Problem statement >> Reproduce all the lines below exactly and omit the images.

Source data >>

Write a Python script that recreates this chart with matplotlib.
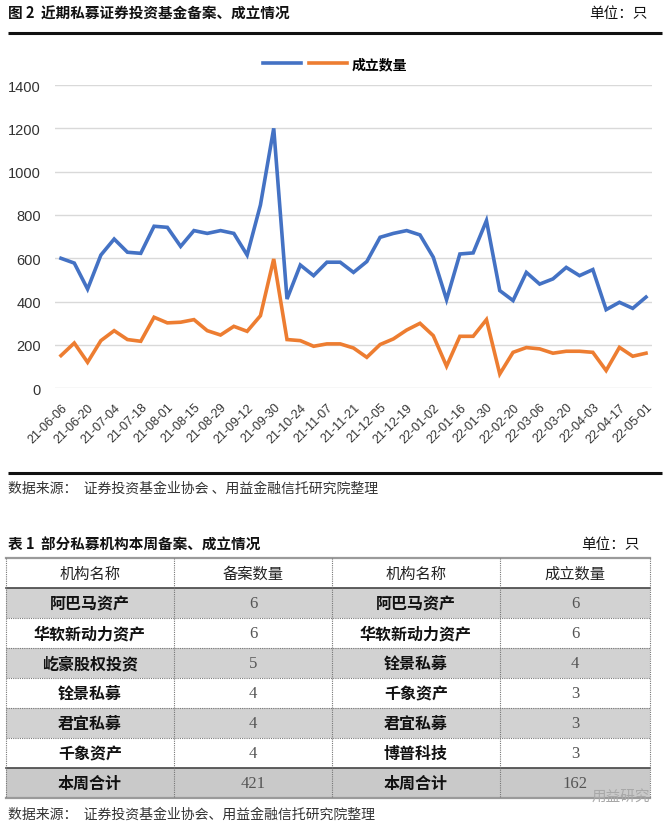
import matplotlib
matplotlib.use("Agg")
import matplotlib.pyplot as plt
from matplotlib.lines import Line2D
from matplotlib.patches import Rectangle

plt.rcParams['font.family'] = ['Noto Sans CJK SC', 'DejaVu Sans']

# weekly filings / establishments of private securities funds
tick_labels = ["21-06-06", "21-06-20", "21-07-04", "21-07-18", "21-08-01", "21-08-15",
               "21-08-29", "21-09-12", "21-09-30", "21-10-24", "21-11-07", "21-11-21",
               "21-12-05", "21-12-19", "22-01-02", "22-01-16", "22-01-30", "22-02-20",
               "22-03-06", "22-03-20", "22-04-03", "22-04-17", "22-05-01"]
filed = [600, 578, 458, 615, 689, 628, 623, 748, 743, 655, 728, 715, 728, 715, 615,
         846, 1200, 412, 569, 520, 582, 582, 535, 585, 697, 715, 728, 708, 605, 409,
         620, 625, 774, 451, 405, 535, 481, 505, 558, 520, 548, 363, 397, 369, 421]
established = [151, 209, 120, 220, 266, 225, 217, 328, 302, 305, 317, 266, 246, 286, 263,
               335, 597, 225, 220, 194, 205, 205, 186, 143, 202, 228, 269, 300, 243, 102,
               240, 240, 317, 66, 166, 188, 182, 162, 171, 171, 166, 82, 189, 148, 162]
y_ticks = [0, 200, 400, 600, 800, 1000, 1200, 1400]

# table 1
header = ["机构名称", "备案数量", "机构名称", "成立数量"]
names_filed = ["阿巴马资产", "华软新动力资产", "屹豪股权投资", "铨景私募", "君宜私募", "千象资产", "本周合计"]
counts_filed = [6, 6, 5, 4, 4, 4, 421]
names_est = ["阿巴马资产", "华软新动力资产", "铨景私募", "千象资产", "君宜私募", "博普科技", "本周合计"]
counts_est = [6, 6, 4, 3, 3, 3, 162]

W, H = 670, 828
fig = plt.figure(figsize=(W / 100, H / 100), dpi=100)

# overlay in pixel coordinates for titles, rules and the table
ov = fig.add_axes([0, 0, 1, 1])
ov.set_xlim(0, W)
ov.set_ylim(H, 0)
ov.axis('off')

ov.text(8, 14, "图 2  近期私募证券投资基金备案、成立情况", fontsize=10.5, weight='bold',
        va='center', color='#111')
ov.text(648, 14, "单位：只", fontsize=10.5, ha='right', va='center', color='#111')
ov.plot([8, 662], [34, 34], color='#111', lw=2.2, solid_capstyle='butt')
ov.plot([8, 662], [474, 474], color='#111', lw=2.2, solid_capstyle='butt')
ov.text(8, 489, "数据来源：  证券投资基金业协会 、用益金融信托研究院整理", fontsize=10,
        va='center', color='#333')

ov.text(8, 545, "表 1  部分私募机构本周备案、成立情况", fontsize=10.5, weight='bold',
        va='center', color='#111')
ov.text(640, 545, "单位：只", fontsize=10.5, ha='right', va='center', color='#111')

col_x = [6, 174, 332, 500, 650]
top = 559
rh = 30
nrows = len(names_filed)
for i in range(nrows):
    y0 = top + rh * (i + 1)
    if i % 2 == 0:
        fc = '#c9c9c9' if i == nrows - 1 else '#d2d2d2'
        ov.add_patch(Rectangle((col_x[0], y0), col_x[-1] - col_x[0], rh, fc=fc, ec='none'))

for j, h in enumerate(header):
    ov.text((col_x[j] + col_x[j + 1]) / 2, top + rh / 2, h, ha='center', va='center',
            fontsize=11, color='#222')

num_font = ['Liberation Serif', 'DejaVu Serif']
for i in range(nrows):
    yc = top + rh * (i + 1) + rh / 2
    row = [names_filed[i], counts_filed[i], names_est[i], counts_est[i]]
    for j, v in enumerate(row):
        xc = (col_x[j] + col_x[j + 1]) / 2
        if j % 2 == 0:
            ov.text(xc, yc, v, ha='center', va='center', fontsize=11.5, weight='bold', color='#111')
        else:
            ov.text(xc, yc, str(v), ha='center', va='center', fontsize=12, color='#555',
                    family=num_font)

bottom = top + rh * (nrows + 1)
for k in range(nrows + 2):
    y = top + rh * k
    if k == 0 or k == nrows + 1:
        ov.plot([col_x[0], col_x[-1]], [y, y], color='#9a9a9a', lw=1.6)
    elif k == 1 or k == nrows:
        ov.plot([col_x[0], col_x[-1]], [y, y], color='#444', lw=1.2)
    else:
        ov.plot([col_x[0], col_x[-1]], [y, y], color='#777', lw=0.8, ls=(0, (1, 1)))
for x in col_x:
    ov.plot([x, x], [top, bottom], color='#777', lw=0.8, ls=(0, (1, 1)))

ov.text(8, 815, "数据来源：  证券投资基金业协会、用益金融信托研究院整理", fontsize=10,
        va='center', color='#333')
ov.text(650, 797, "用益研究", fontsize=10.5, ha='right', va='center', color='#a8a8a8')

# line chart
ax = fig.add_axes([55 / W, 1 - 389.3 / H, 597 / W, (389.3 - 86) / H])
x = list(range(len(filed)))
blue = '#4472C4'
orange = '#ED7D31'
ax.plot(x, filed, color=blue, lw=2.6, solid_joinstyle='miter')
ax.plot(x, established, color=orange, lw=2.6, solid_joinstyle='miter')
ax.set_xlim(-0.45, len(filed) - 1 + 0.45)
ax.set_ylim(0, 1400)
ax.set_yticks(y_ticks)
ax.set_yticklabels([str(v) for v in y_ticks], fontsize=10.5, color='#333',
                   family=['Liberation Sans', 'DejaVu Sans'])
ax.set_xticks(list(range(0, len(filed), 2)))
ax.set_xticklabels(tick_labels, rotation=45, ha='right', rotation_mode='anchor',
                   fontsize=9, color='#333', family=['Liberation Sans', 'DejaVu Sans'])
ax.tick_params(axis='both', length=0)
ax.tick_params(axis='x', pad=9)
ax.tick_params(axis='y', pad=10)
ax.grid(axis='y', color='#d9d9d9', lw=1)
ax.set_axisbelow(True)
for s in ax.spines.values():
    s.set_visible(False)

handles = [Line2D([], [], color=blue, lw=2.6), Line2D([], [], color=orange, lw=2.6)]
fig.legend(handles, [" ", "成立数量"], loc='center', bbox_to_anchor=(335 / W, 1 - 65 / H),
           ncol=2, frameon=False, handlelength=2.75, handletextpad=0.35, columnspacing=0.0,
           prop={'size': 10, 'weight': 'bold'})

fig.savefig("out.png", dpi=100)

Result of the exercise >>
Write a Python script that recreates this chart with matplotlib.
import matplotlib
matplotlib.use("Agg")
import matplotlib.pyplot as plt
from matplotlib.lines import Line2D
from matplotlib.patches import Rectangle

plt.rcParams['font.family'] = ['Noto Sans CJK SC', 'DejaVu Sans']

# weekly filings / establishments of private securities funds
tick_labels = ["21-06-06", "21-06-20", "21-07-04", "21-07-18", "21-08-01", "21-08-15",
               "21-08-29", "21-09-12", "21-09-30", "21-10-24", "21-11-07", "21-11-21",
               "21-12-05", "21-12-19", "22-01-02", "22-01-16", "22-01-30", "22-02-20",
               "22-03-06", "22-03-20", "22-04-03", "22-04-17", "22-05-01"]
filed = [600, 578, 458, 615, 689, 628, 623, 748, 743, 655, 728, 715, 728, 715, 615,
         846, 1200, 412, 569, 520, 582, 582, 535, 585, 697, 715, 728, 708, 605, 409,
         620, 625, 774, 451, 405, 535, 481, 505, 558, 520, 548, 363, 397, 369, 421]
established = [151, 209, 120, 220, 266, 225, 217, 328, 302, 305, 317, 266, 246, 286, 263,
               335, 597, 225, 220, 194, 205, 205, 186, 143, 202, 228, 269, 300, 243, 102,
               240, 240, 317, 66, 166, 188, 182, 162, 171, 171, 166, 82, 189, 148, 162]
y_ticks = [0, 200, 400, 600, 800, 1000, 1200, 1400]

# table 1
header = ["机构名称", "备案数量", "机构名称", "成立数量"]
names_filed = ["阿巴马资产", "华软新动力资产", "屹豪股权投资", "铨景私募", "君宜私募", "千象资产", "本周合计"]
counts_filed = [6, 6, 5, 4, 4, 4, 421]
names_est = ["阿巴马资产", "华软新动力资产", "铨景私募", "千象资产", "君宜私募", "博普科技", "本周合计"]
counts_est = [6, 6, 4, 3, 3, 3, 162]

W, H = 670, 828
fig = plt.figure(figsize=(W / 100, H / 100), dpi=100)

# overlay in pixel coordinates for titles, rules and the table
ov = fig.add_axes([0, 0, 1, 1])
ov.set_xlim(0, W)
ov.set_ylim(H, 0)
ov.axis('off')

ov.text(8, 14, "图 2  近期私募证券投资基金备案、成立情况", fontsize=10.5, weight='bold',
        va='center', color='#111')
ov.text(648, 14, "单位：只", fontsize=10.5, ha='right', va='center', color='#111')
ov.plot([8, 662], [34, 34], color='#111', lw=2.2, solid_capstyle='butt')
ov.plot([8, 662], [474, 474], color='#111', lw=2.2, solid_capstyle='butt')
ov.text(8, 489, "数据来源：  证券投资基金业协会 、用益金融信托研究院整理", fontsize=10,
        va='center', color='#333')

ov.text(8, 545, "表 1  部分私募机构本周备案、成立情况", fontsize=10.5, weight='bold',
        va='center', color='#111')
ov.text(640, 545, "单位：只", fontsize=10.5, ha='right', va='center', color='#111')

col_x = [6, 174, 332, 500, 650]
top = 559
rh = 30
nrows = len(names_filed)
for i in range(nrows):
    y0 = top + rh * (i + 1)
    if i % 2 == 0:
        fc = '#c9c9c9' if i == nrows - 1 else '#d2d2d2'
        ov.add_patch(Rectangle((col_x[0], y0), col_x[-1] - col_x[0], rh, fc=fc, ec='none'))

for j, h in enumerate(header):
    ov.text((col_x[j] + col_x[j + 1]) / 2, top + rh / 2, h, ha='center', va='center',
            fontsize=11, color='#222')

num_font = ['Liberation Serif', 'DejaVu Serif']
for i in range(nrows):
    yc = top + rh * (i + 1) + rh / 2
    row = [names_filed[i], counts_filed[i], names_est[i], counts_est[i]]
    for j, v in enumerate(row):
        xc = (col_x[j] + col_x[j + 1]) / 2
        if j % 2 == 0:
            ov.text(xc, yc, v, ha='center', va='center', fontsize=11.5, weight='bold', color='#111')
        else:
            ov.text(xc, yc, str(v), ha='center', va='center', fontsize=12, color='#555',
                    family=num_font)

bottom = top + rh * (nrows + 1)
for k in range(nrows + 2):
    y = top + rh * k
    if k == 0 or k == nrows + 1:
        ov.plot([col_x[0], col_x[-1]], [y, y], color='#9a9a9a', lw=1.6)
    elif k == 1 or k == nrows:
        ov.plot([col_x[0], col_x[-1]], [y, y], color='#444', lw=1.2)
    else:
        ov.plot([col_x[0], col_x[-1]], [y, y], color='#777', lw=0.8, ls=(0, (1, 1)))
for x in col_x:
    ov.plot([x, x], [top, bottom], color='#777', lw=0.8, ls=(0, (1, 1)))

ov.text(8, 815, "数据来源：  证券投资基金业协会、用益金融信托研究院整理", fontsize=10,
        va='center', color='#333')
ov.text(650, 797, "用益研究", fontsize=10.5, ha='right', va='center', color='#a8a8a8')

# line chart
ax = fig.add_axes([55 / W, 1 - 389.3 / H, 597 / W, (389.3 - 86) / H])
x = list(range(len(filed)))
blue = '#4472C4'
orange = '#ED7D31'
ax.plot(x, filed, color=blue, lw=2.6, solid_joinstyle='miter')
ax.plot(x, established, color=orange, lw=2.6, solid_joinstyle='miter')
ax.set_xlim(-0.45, len(filed) - 1 + 0.45)
ax.set_ylim(0, 1400)
ax.set_yticks(y_ticks)
ax.set_yticklabels([str(v) for v in y_ticks], fontsize=10.5, color='#333',
                   family=['Liberation Sans', 'DejaVu Sans'])
ax.set_xticks(list(range(0, len(filed), 2)))
ax.set_xticklabels(tick_labels, rotation=45, ha='right', rotation_mode='anchor',
                   fontsize=9, color='#333', family=['Liberation Sans', 'DejaVu Sans'])
ax.tick_params(axis='both', length=0)
ax.tick_params(axis='x', pad=9)
ax.tick_params(axis='y', pad=10)
ax.grid(axis='y', color='#d9d9d9', lw=1)
ax.set_axisbelow(True)
for s in ax.spines.values():
    s.set_visible(False)

handles = [Line2D([], [], color=blue, lw=2.6), Line2D([], [], color=orange, lw=2.6)]
fig.legend(handles, [" ", "成立数量"], loc='center', bbox_to_anchor=(335 / W, 1 - 65 / H),
           ncol=2, frameon=False, handlelength=2.75, handletextpad=0.35, columnspacing=0.0,
           prop={'size': 10, 'weight': 'bold'})

fig.savefig("out.png", dpi=100)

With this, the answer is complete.